Single SMR Drive Going Offline

N-Gen · January 31, 2016, 4:23am

Hello everyone. First of all let me say I’m really enjoying the OS. I have been wanting to move away from a hardware based array to a software based one for a while now and it seems like Rockstor is just what I need.

However, I’m having some problems with an 8TB Seagate Archive SMR HDD. It’s the only HDD in the system since I want it to be my test HDD where all the data is delivered from my current RAID before those drives are wiped and placed in the Rockstor appliance. Rockstor itself is running on a 16GB SanDisk USB 3 flash drive.

The problem I’m having is that the HDD constantly goes offline requiring me to cold start it. So a quick power reset and rescan under disks and it’s back. The problem is of course, this is quite inconvenient and since it happens even while copying data it makes the task itself a nightmare. The drive is not even visible in lsblk when this happens but it’s physically still spinning. The disk name under the disk tab is also a random ID instead of sdb.
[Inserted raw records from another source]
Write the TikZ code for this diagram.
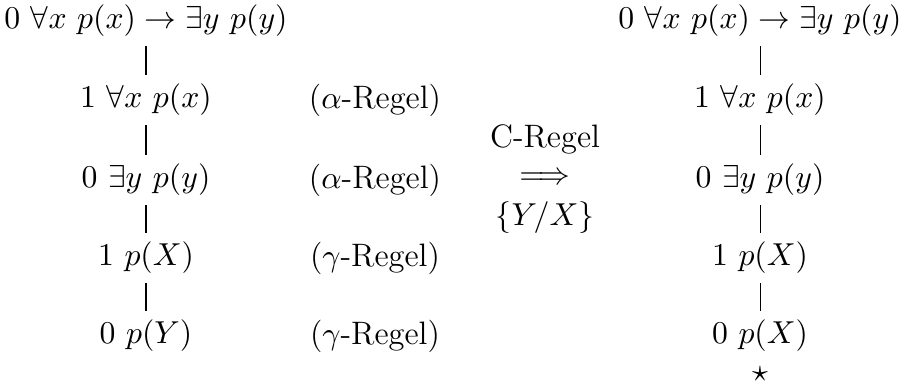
\documentclass[tikz,border=0pt,11pt]{standalone}
\usepackage{amssymb}
\begin{document}
\begin{tikzpicture}[x=0.01213cm, y=-0.01213cm, every node/.style={inner sep=3pt, font=\fontsize{11.2}{13}\selectfont}]
    \useasboundingbox (0,0) rectangle (907,387);
    % linker Tableau
    \node (l0) at (146,21)  {$0~\forall x~p(x) \to \exists y~p(y)$};
    \node (l1) at (146,100) {$1~\forall x~p(x)$};
    \node (l2) at (146,180) {$0~\exists y~p(y)$};
    \node (l3) at (146,258) {$1~p(X)$};
    \node (l4) at (146,336) {$0~p(Y)$};
    \draw[line width=0.35pt] (l0) -- (l1);
    \draw[line width=0.35pt] (l1) -- (l2);
    \draw[line width=0.35pt] (l2) -- (l3);
    \draw[line width=0.35pt] (l3) -- (l4);
    \node (r1) at (375,100) {($\alpha$-Regel)};
    \node (r2) at (375,180) {($\alpha$-Regel)};
    \node (r3) at (375,258) {($\gamma$-Regel)};
    \node (r4) at (375,336) {($\gamma$-Regel)};
    % Schritt
    \node[inner sep=0pt] (c) at (545,139) {C-Regel};
    \node[inner sep=0pt] (arr) at (545,179) {$\Longrightarrow$};
    \node[inner sep=0pt] (sub) at (545,218) {$\{Y/X\}$};
    % rechter Tableau
    \node (k0) at (760,21)  {$0~\forall x~p(x) \to \exists y~p(y)$};
    \node (k1) at (760,100) {$1~\forall x~p(x)$};
    \node (k2) at (760,180) {$0~\exists y~p(y)$};
    \node (k3) at (760,258) {$1~p(X)$};
    \node (k4) at (760,336) {$0~p(X)$};
    \draw[line width=0.35pt] (k0) -- (k1);
    \draw[line width=0.35pt] (k1) -- (k2);
    \draw[line width=0.35pt] (k2) -- (k3);
    \draw[line width=0.35pt] (k3) -- (k4);
    \node (zu) at (760,374) {$\star$};
\end{tikzpicture}
\end{document}
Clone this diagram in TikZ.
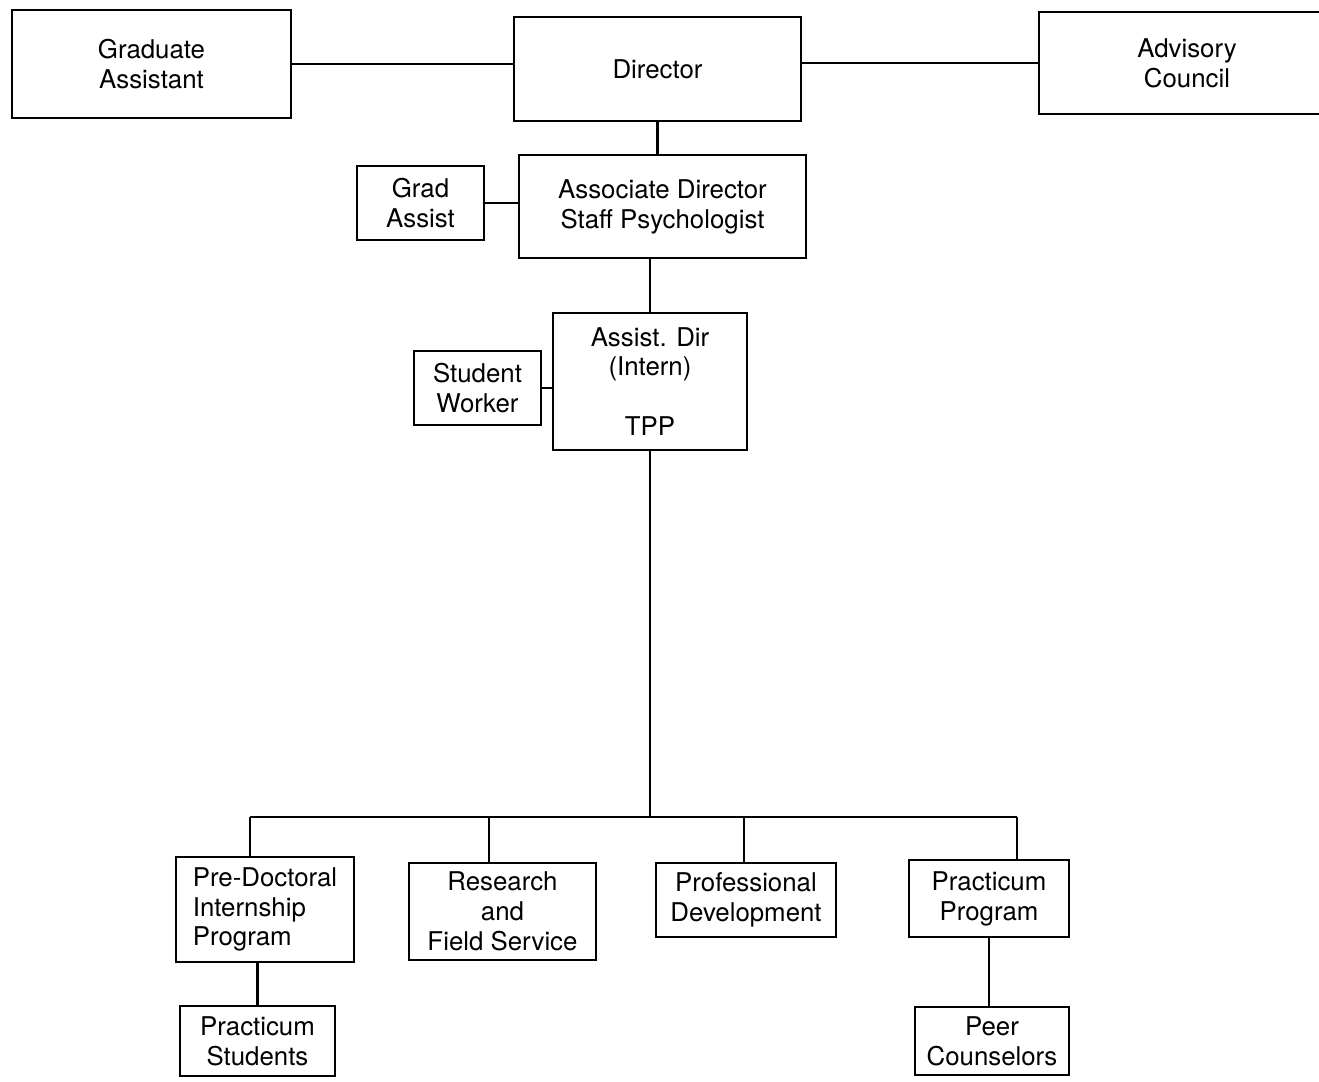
\documentclass[tikz,border=0pt]{standalone}
\usepackage{fontspec}
\setmainfont{TeX Gyre Heros}
\usetikzlibrary{positioning}
\begin{document}
\begin{tikzpicture}
	[x=0.02cm, y=-0.02cm,
	every node/.style = {shape=rectangle, draw, line width=1.3pt, inner sep=0pt,
		align=center, font=\fontsize{14.7}{17}\selectfont},
	link/.style={draw, line width=1.3pt}]
	\useasboundingbox (0,0) rectangle (1319,1082);
	% top row
	\node[minimum width=5.58cm, minimum height=2.16cm] (GA) at (151.5,64) {Graduate\\Assistant};
	\node[minimum width=5.74cm, minimum height=2.08cm] (Dir) at (657.5,69) {Director};
	\node[minimum width=5.92cm, minimum height=2.04cm] (Adv) at (1187,63) {Advisory\\Council};
	% staff
	\node[minimum width=5.74cm, minimum height=2.06cm] (Assoc) at (662.5,206.5) {Associate Director\\Staff Psychologist};
	\node[minimum width=2.54cm, minimum height=1.48cm] (GradAs) at (420.5,203) {Grad\\Assist};
	\node[minimum width=3.88cm, minimum height=2.74cm] (ADir) at (650,381.5) {Assist. Dir\\(Intern)\\ \\TPP};
	\node[minimum width=2.54cm, minimum height=1.48cm] (SW) at (477.5,388) {Student\\Worker};
	% programs
	\node[minimum width=3.56cm, minimum height=2.10cm, align=left] (PDI) at (265,909.5) {Pre-Doctoral\\Internship\\Program};
	\node[minimum width=3.74cm, minimum height=1.94cm] (RFS) at (502.5,911.5) {Research\\and\\Field Service};
	\node[minimum width=3.60cm, minimum height=1.48cm] (PD) at (746,900) {Professional\\Development};
	\node[minimum width=3.20cm, minimum height=1.54cm] (PP) at (989,898.5) {Practicum\\Program};
	\node[minimum width=3.10cm, minimum height=1.40cm] (PS) at (257.5,1041) {Practicum\\Students};
	\node[minimum width=3.08cm, minimum height=1.36cm] (PC) at (992,1041) {Peer\\Counselors};
	% bus
	\coordinate (bus) at (650,817);
	\coordinate (b1) at (250,817);
	\coordinate (b2) at (489,817);
	\coordinate (b3) at (744,817);
	\coordinate (b4) at (1017,817);
	% connectors
	\draw[link] (GA.east) -- (GA.east -| Dir.west);
	\draw[link] (Adv.west -| Dir.east) -- (Adv.west);
	\draw[link] (Dir.south) -- (Dir.south |- Assoc.north);
	\draw[link] (GradAs.east) -- (GradAs.east -| Assoc.west);
	\draw[link] (ADir.north |- Assoc.south) -- (ADir.north);
	\draw[link] (SW.east) -- (SW.east -| ADir.west);
	\draw[link] (ADir.south) -- (bus);
	\draw[link] (b1) -- (b4);
	\draw[link] (b1) -- (b1 |- PDI.north);
	\draw[link] (b2) -- (b2 |- RFS.north);
	\draw[link] (b3) -- (b3 |- PD.north);
	\draw[link] (b4) -- (b4 |- PP.north);
	\draw[link] (PS.north |- PDI.south) -- (PS.north);
	\draw[link] (PP.south) -- (PP.south |- PC.north);
\end{tikzpicture}
\end{document}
On a Windows machine formatted in NTFS it works just fine. I’m reattempting a test to write 1TB of data to it (it goes offline way before that under Rockstor) under Windows/NTFS and so far it has been fine. It has a little over 7 hours left since it’s a multitude of different files. A regular test drive of 80GB on Rockstor was also fine.

This leads me to think that this is some shortcoming in btrfs for SMR but I stand to be corrected since I’m still quite green in this world so any help would be appreciated. If it’s entirely a btrfs issue I’ll have to rethink my backup strategy.

Complete system specs should they be required:

ASRock H61M-VG4
Intel Celeron G1620
4GB Crucial Ballistix Sport 1866MHz
16GB SanDisk Ultra Fit USB3
8TB Seagate Archive SMR HDD
500w EZCool PSU

Dragon2611 · January 31, 2016, 12:23pm

Anything showing up in the kernel log/dmesg to suggest that the drive is dropping? Almost sounds like the sata controller is losing the drive.

N-Gen · January 31, 2016, 12:53pm

Hi Dragon2611, this is the result I get in dmesg from the start of the copy until the point of failure http://pastebin.com/cmDFiZFf

Under Windows it did complete the whole 1TB copy I gave it and it was still active after that for at least 12 hours.

phillxnet · January 31, 2016, 1:01pm

@N-Gen Welcome to the Rockstor community. My main concern is the SMR drive. Please see this post which details these concerns re btrfs on these drives. Short of it is they are known to the btrfs developers and there is work yet to be done to support their unique way of working.

The random ID as a disk / dev name is what Rockstor gives “missing” drives which is consistent with your finding that it falls from lsblk visibility, ie it no longer appears to be connected.

Hope that helps, but it looks like you are going to have to consider using another or better still several other drives, you will at least then gain redundancy which is a key feature of btrfs. These drives are very different from all that have come before them and need special treatment from the underlying OS; unlike all that have come before them in this regard. I would say the short coming is more in their reliance of offloading their responsibility to that of their connected OS. Not a fan myself as they seem like too much of a hack / push of the technology.

N-Gen · January 31, 2016, 5:29pm

Hi phillxnet, I have been through that post a couple of times yesterday in order to determine at which end of the spectrum the problem might be and if the drive might be faulty. This drive is a sort of transitory drive where my current array data (under hardware RAID) will reside while I migrate those 4 disks into the Rockstor appliance so it isn’t a big deal for it not to work under btrfs.

The purpose for it after the RAID migration would have been to periodically backup the RAID data itself on this disk as an extra layer of local backup but I might as well put it in an enclosure and attach it to my main router so I could just periodically rsync out of the Rockstor appliance into the storage. It seems that even under Windows only NTFS is supported for the SMR disk.Definitely not going to bin the disk but I am a bit disappointed by the whole SMR idea at the moment if only NTFS works fine. I did work fine on ZFS but one drive does not justify me sticking to ZFS especially for the resource cost.

I have a few other small drives I can test just to make sure there’s nothing wrong with the board itself before proceeding with the migration completely.